Compliance also plays a crucial role. As grid configurations evolve, operators must meet increasingly strict regulatory standards. These include frequency response requirements, voltage control and system reliability metrics. As the share of renewables grows, grid operators must integrate compliance planning into every decision they make about modernization and capacity expansion.

While renewable intermittency and decentralized generation are reshaping how grids operate, they’re not the only challenges utilities face. Broader forces like extreme weather and shifting geopolitical landscapes are adding new layers of complexity and urgency. That brings us to the second key trend driving the need for resilience: energy security and supply chain risk.

Energy security has become a headline issue in recent years, and for good reason. Two major drivers are behind this concern: extreme weather events and geopolitical instability.

Climate change is producing more frequent and severe storms, wildfires and heatwaves. These events often damage critical power infrastructure and cause widespread blackouts. To build resilience, utilities are increasingly looking at hardening their assets. For instance, utilities are burying power lines and building stronger transmission towers that can withstand extreme weather.
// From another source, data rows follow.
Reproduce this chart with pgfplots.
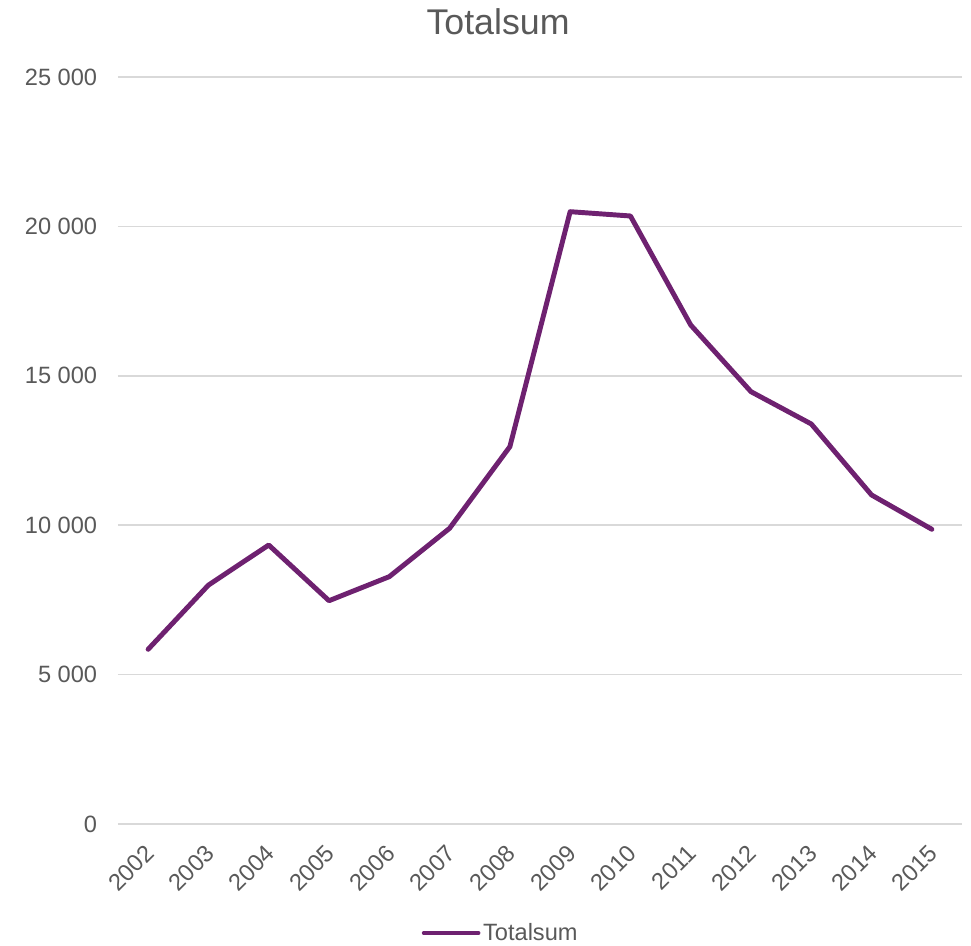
\documentclass[border=0pt]{standalone}
\usepackage{pgfplots}
\pgfplotsset{compat=1.18}
\usepackage{fontspec}
\setmainfont{Liberation Sans}
\definecolor{txt}{HTML}{595959}
\definecolor{grd}{HTML}{D9D9D9}
\definecolor{lin}{HTML}{6E2170}
\begin{document}
\begin{tikzpicture}
\path[use as bounding box] (0pt,0pt) rectangle (728.25pt,709.5pt);
\node[text=txt, font=\fontsize{26.8}{30}\selectfont] at (373.5pt,693pt) {Totalsum};
\begin{axis}[
  at={(88.5pt,91.5pt)}, anchor=south west,
  scale only axis,
  width=633pt, height=560.25pt,
  xmin=-0.5, xmax=13.5,
  ymin=0, ymax=25000,
  xtick={0,...,13},
  xticklabels={2002,2003,2004,2005,2006,2007,2008,2009,2010,2011,2012,2013,2014,2015},
  ytick={0,5000,10000,15000,20000,25000},
  axis line style={draw=none},
  axis x line*=bottom,
  ymajorgrids,
  grid style={grd, line width=1.1pt},
  major tick length=0pt,
  tick style={draw=none},
  /pgf/number format/assume math mode=true,
  /pgf/number format/1000 sep={\ },
  scaled y ticks=false,
  ticklabel style={text=txt, font=\fontsize{17.7}{20}\selectfont},
  yticklabel style={anchor=east, inner sep=0pt, xshift=-15.5pt},
  xticklabel style={xshift=1.2pt, yshift=-19pt, rotate=45, anchor=east, inner sep=0pt},
  legend style={at={(0.4538,-0.1459)}, anchor=center, draw=none, fill=none,
    font=\fontsize{17.7}{20}\selectfont, text=txt, inner sep=0pt},
  legend image code/.code={\draw[#1, line width=3pt, line cap=round] (0pt,0pt) -- (41pt,0pt);},
  legend cell align=left,
]
\addplot[lin, line width=3.7pt, line join=round, line cap=round] coordinates {
(0,5847) (1,7995) (2,9337) (3,7473) (4,8277) (5,9896) (6,12627)
(7,20492) (8,20348) (9,16700) (10,14468) (11,13387) (12,11011) (13,9863)
};
\addlegendentry{Totalsum}
\end{axis}
\end{tikzpicture}
\end{document}
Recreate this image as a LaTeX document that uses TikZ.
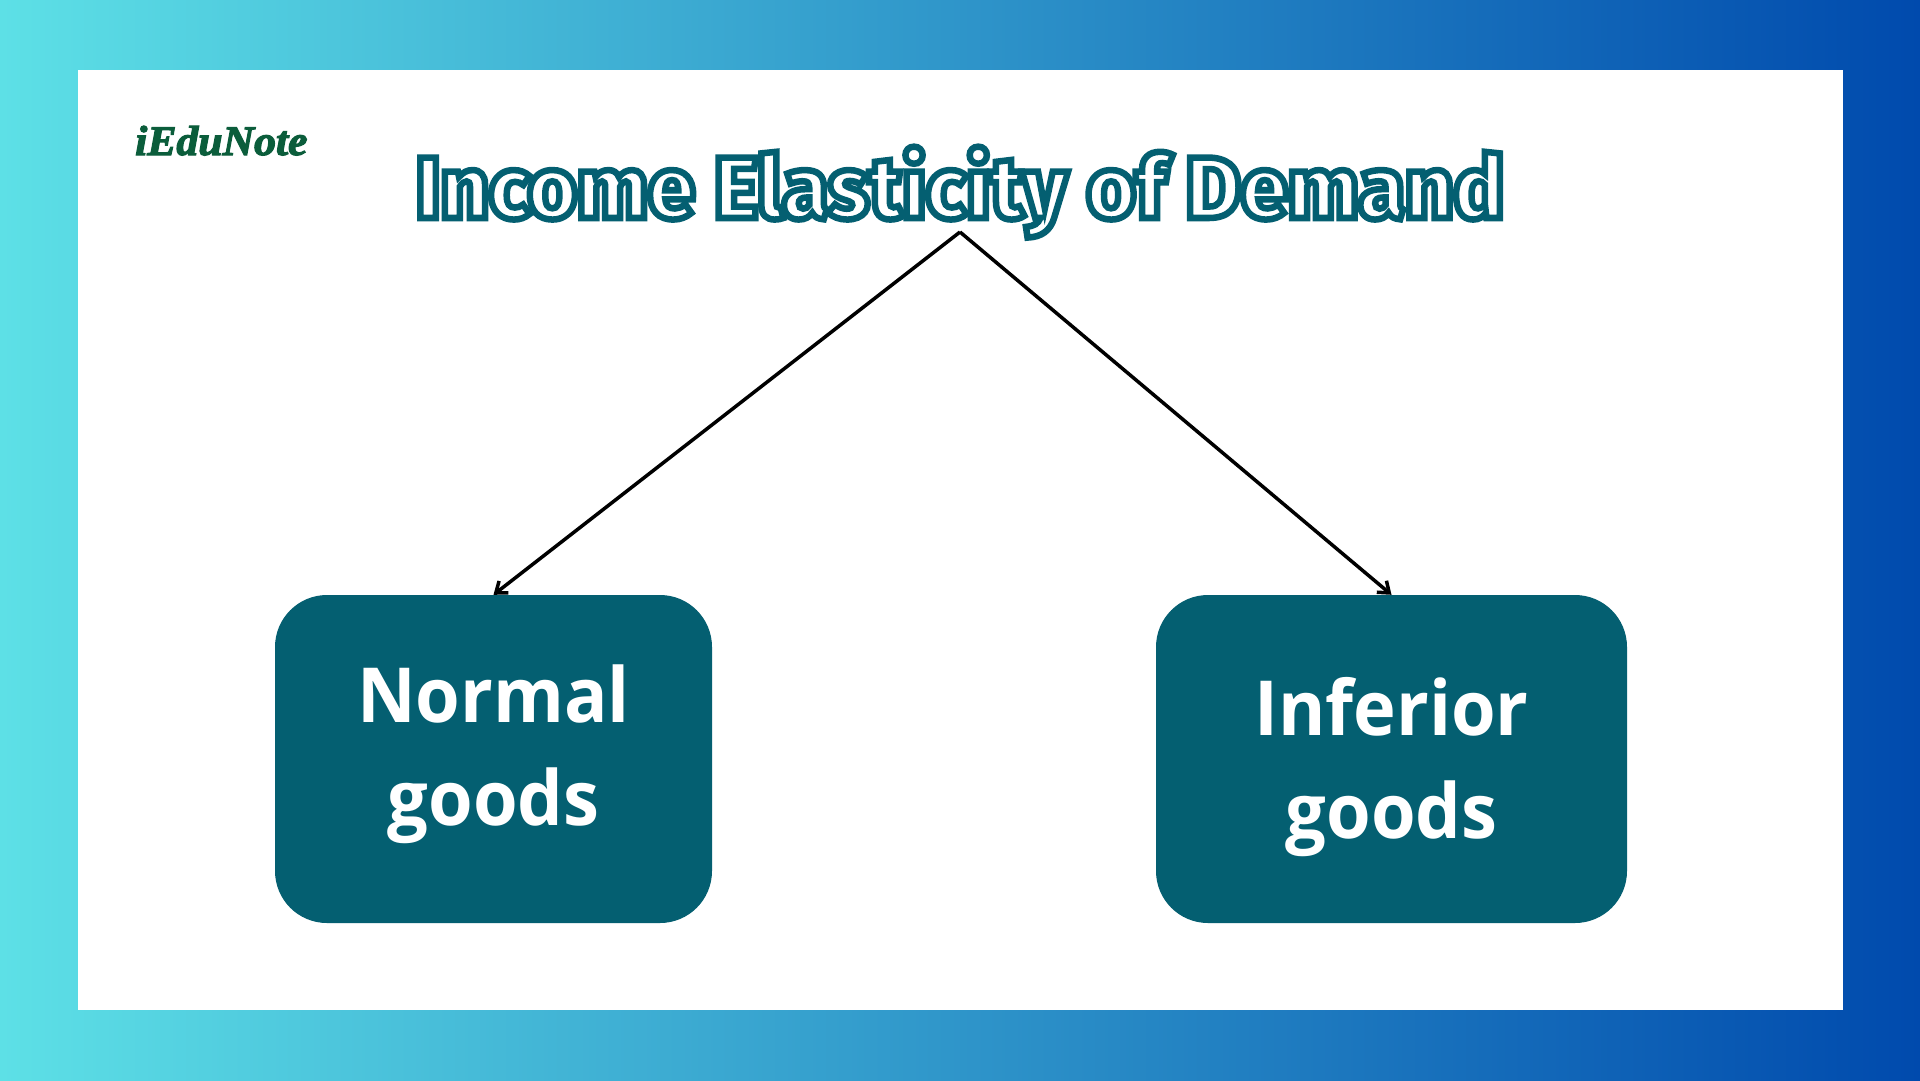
\documentclass[tikz,border=0pt]{standalone}
\usepackage{fontspec}
\setmainfont{Open Sans}
\newfontfamily\logofont[FakeStretch=1.04]{Liberation Serif}
\newfontfamily\titlefont[FakeStretch=0.97]{Fira Sans ExtraBold}
\newfontfamily\boxfont[FakeStretch=0.95]{Open Sans}
\definecolor{teal}{HTML}{045F71}
\definecolor{logog}{HTML}{0B5D3B}
\definecolor{gradl}{HTML}{5DE0E6}
\definecolor{gradr}{HTML}{004AAD}
\usetikzlibrary{arrows.meta}
\tikzset{
  goodsbox/.style={fill=teal,rounded corners=52pt,inner sep=0pt,align=center,text=white,
    font=\boxfont\fontsize{76}{103}\selectfont\bfseries},
  link/.style={draw=black,line width=3.5pt,-{Straight Barb[length=10pt,width=15pt]}},
}
\begin{document}
\begin{tikzpicture}[x=1pt,y=-1pt]
\useasboundingbox (0,0) rectangle (1920,1080);
\shade[left color=gradl,right color=gradr] (0,0) rectangle (1920,1080);
\fill[white] (78,70) rectangle (1843,1010);
\node[anchor=base west,inner sep=0pt,text=logog,font=\logofont\fontsize{42}{42}\selectfont\bfseries\itshape] (logo) at (135,155)
  {\special{pdf:code 2 Tr 1.2 w 0.043 0.365 0.231 RG}iEduNote\special{pdf:code 0 Tr}};
\node[anchor=base,inner sep=0pt,text=white,font=\titlefont\fontsize{87}{87}\selectfont] (title) at (960,218)
  {\special{pdf:code 2 Tr 6.5 w 0.016 0.373 0.443 RG}Income Elasticity of Demand\special{pdf:code 0 Tr}};
\coordinate (apex) at (960,232);
\node[goodsbox,minimum width=437pt,minimum height=328pt] (normal) at (493.5,759) {Normal\\goods\rule[-27pt]{0pt}{27pt}};
\node[goodsbox,minimum width=471pt,minimum height=328pt] (inferior) at (1391.5,759) {\rule{0pt}{75pt}Inferior\\goods};
\draw[link] (apex) -- (normal.north);
\draw[link] (apex) -- (inferior.north);
\end{tikzpicture}
\end{document}
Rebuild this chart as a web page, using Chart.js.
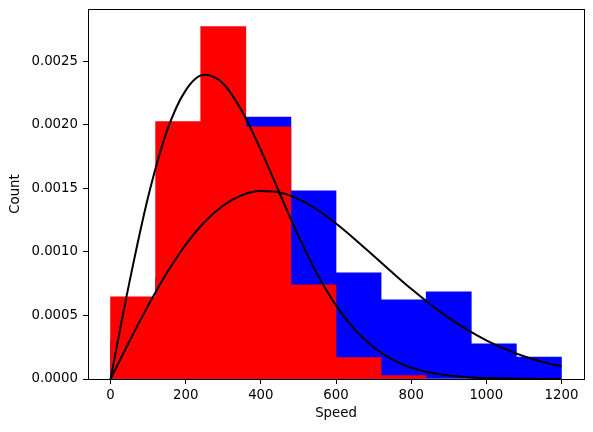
<!DOCTYPE html>
<html>
<head>
<meta charset="utf-8">
<script src="https://cdn.jsdelivr.net/npm/chart.js@4/dist/chart.umd.min.js"></script>
<style>
  body { margin: 0; background: #fff; }
</style>
</head>
<body>
<canvas id="myChart" width="593" height="432"></canvas>
<script>
// histogram bins (width 120)
const blueEdges = [0, 120, 240, 360, 480, 600, 720, 840, 960, 1080, 1200];
const blueDensity = [0.00030, 0.00080, 0.00110, 0.00206, 0.00148, 0.000835, 0.000622, 0.000685, 0.000276, 0.000173];
const redEdges = [0, 120, 240, 360, 480, 600, 720, 840];
const redDensity = [0.000646, 0.002024, 0.002772, 0.001984, 0.00074, 0.000168, 0.000026];

// fitted curves
const curveX = [0, 50, 100, 150, 200, 250, 300, 350, 400, 450, 500, 550, 600,
                650, 700, 750, 800, 850, 900, 950, 1000, 1050, 1100, 1150, 1200];
const redCurve = [0, 0.000758, 0.001432, 0.00195, 0.00227, 0.002392, 0.002322, 0.002105, 0.0018,
                  0.001461, 0.001126, 0.000826, 0.000579, 0.000388, 0.000249, 0.000153, 0.0000897,
                  0.0000506, 0.0000273, 0.0000142, 0.000007, 0.0000034, 0.0000015, 0.0000006, 0.0000003];
const blueCurve = [0, 0.000295, 0.000577, 0.000835, 0.001056, 0.001235, 0.001365, 0.001446, 0.001478,
                   0.001466, 0.001414, 0.001331, 0.001223, 0.0011, 0.000969, 0.000837, 0.000709,
                   0.00059, 0.000481, 0.000386, 0.000304, 0.000235, 0.000179, 0.000134, 0.0000985];

const xTicks = [0, 200, 400, 600, 800, 1000, 1200];
const yTicks = [0, 0.0005, 0.001, 0.0015, 0.002, 0.0025];

function toBars(edges, values) {
    return values.map((v, i) => ({ x: (edges[i] + edges[i + 1]) / 2, y: v }));
}

function toPoints(xs, ys) {
    return xs.map((x, i) => ({ x: x, y: ys[i] }));
}

// box around the plot area, like matplotlib spines
const frame = {
    id: 'frame',
    afterDatasetsDraw(chart) {
        const a = chart.chartArea;
        const ctx = chart.ctx;
        ctx.save();
        ctx.strokeStyle = '#000';
        ctx.lineWidth = 1;
        ctx.strokeRect(Math.round(a.left) + 0.5, Math.round(a.top) + 0.5,
                       Math.round(a.right - a.left), Math.round(a.bottom - a.top));
        ctx.restore();
    }
};

Chart.defaults.font.family = '"DejaVu Sans", sans-serif';
Chart.defaults.font.size = 13.3;
Chart.defaults.color = '#000';

const tickGrid = {
    display: true,
    drawOnChartArea: false,
    drawTicks: true,
    tickLength: 5,
    tickColor: '#000',
    tickWidth: 1,
    offset: false
};

function noPadding(axis) {
    axis.paddingTop = 0;
    axis.paddingBottom = 0;
    axis.paddingLeft = 0;
    axis.paddingRight = 0;
}

new Chart(document.getElementById('myChart').getContext('2d'), {
    type: 'bar',
    data: {
        datasets: [
            {
                type: 'line',
                data: toPoints(curveX, redCurve),
                borderColor: '#000',
                borderWidth: 2,
                pointRadius: 0,
                cubicInterpolationMode: 'monotone',
                fill: false,
                order: 0
            },
            {
                type: 'line',
                data: toPoints(curveX, blueCurve),
                borderColor: '#000',
                borderWidth: 2,
                pointRadius: 0,
                cubicInterpolationMode: 'monotone',
                fill: false,
                order: 0
            },
            {
                data: toBars(redEdges, redDensity),
                backgroundColor: '#ff0000',
                borderWidth: 0,
                grouped: false,
                barPercentage: 1,
                categoryPercentage: 1,
                order: 1
            },
            {
                data: toBars(blueEdges, blueDensity),
                backgroundColor: '#0000ff',
                borderWidth: 0,
                grouped: false,
                barPercentage: 1,
                categoryPercentage: 1,
                order: 2
            }
        ]
    },
    options: {
        responsive: false,
        animation: false,
        devicePixelRatio: 1,
        layout: { padding: { left: 0, right: 9, top: 9, bottom: 0 } },
        plugins: {
            legend: { display: false },
            tooltip: { enabled: false }
        },
        scales: {
            x: {
                type: 'linear',
                min: -60,
                max: 1260,
                offset: false,
                grid: tickGrid,
                border: { display: true, color: '#000', width: 1 },
                ticks: { padding: 4, maxRotation: 0, callback: v => String(v) },
                afterBuildTicks: axis => { axis.ticks = xTicks.map(v => ({ value: v })); },
                afterFit: axis => { axis.height = 53; noPadding(axis); },
                title: { display: true, text: 'Speed', padding: { top: 0, bottom: 10 } }
            },
            y: {
                type: 'linear',
                min: 0,
                max: 0.00291,
                grid: tickGrid,
                border: { display: true, color: '#000', width: 1 },
                ticks: { padding: 5, callback: v => v.toFixed(4) },
                afterBuildTicks: axis => { axis.ticks = yTicks.map(v => ({ value: v })); },
                afterFit: axis => { axis.width = 88; noPadding(axis); },
                title: { display: true, text: 'Count', padding: { top: 8, bottom: 0 } }
            }
        }
    },
    plugins: [frame]
});
</script>
</body>
</html>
At the same time, geopolitical tensions are affecting the availability and cost of fuels and equipment. Power companies that rely on imports for fuel or spare parts may face significant risks if those supply chains are disrupted. To mitigate these risks, some countries are exploring local, lower-carbon options that reduce reliance on volatile global markets.

While green energy sources like solar and wind remain central to decarbonization goals, many nations are broadening their focus to include low-carbon alternatives like geothermal, biomass, waste-to-energy, and small modular nuclear reactors. These sources can provide more predictable base load power while still supporting emissions reduction goals.

Hydrogen and ammonia are also emerging as promising fuels. By converting existing plants to run on these low-carbon options (often paired with carbon-capture technologies) utilities can strengthen energy security while supporting environmental objectives.

Even as utilities work to secure fuel sources and fortify infrastructure against global volatility, another challenge is quietly undermining reliability: the age and obsolescence of existing assets. Modernizing these systems is no longer optional it’s essential for long-term resilience and competitiveness.

Many power generation assets around the world are decades old. This aging infrastructure leads to higher risks of failure, increased operational costs and lower efficiency. Modernization is a matter of staying current, but it’s also becoming a financial imperative.

Rehabilitating and upgrading aging plants reduces downtime, minimizes operating expenses and extends asset life. For asset owners, these improvements translate into higher reliability and better profit margins. Projects that focus on control system upgrades, turbine retrofits and plant-wide digitalization often pay off through improved availability and performance.

One challenge, of course, is that some assets are simply too outdated or inefficient to justify further investment. In these cases, utilities may choose to decommission old plants. But decommissioning doesn’t always mean starting from scratch. Former coal-fired sites, for example, are being converted into locations for new nuclear plants, hydrogen hubs or even grid-stabilizing facilities. These locations already have valuable features, such as access to water and existing interconnects, making them ideal candidates for reuse.

Technology gaps remain a challenge. The pace of digital adoption in the power sector has historically lagged behind other industries. Whether due to cost, complexity or cultural inertia, many operators have been slow to implement newer technologies that significantly improve plant optimization, predictive maintenance and operational decision-making.

This delay in adopting digital tools limits performance, but it also impacts compliance and long-term planning. Utilities that move too slowly risk falling behind in terms of both efficiency and competitiveness. On the other hand, those that invest strategically in modernization are better positioned to reduce both operating and future capital expenditures.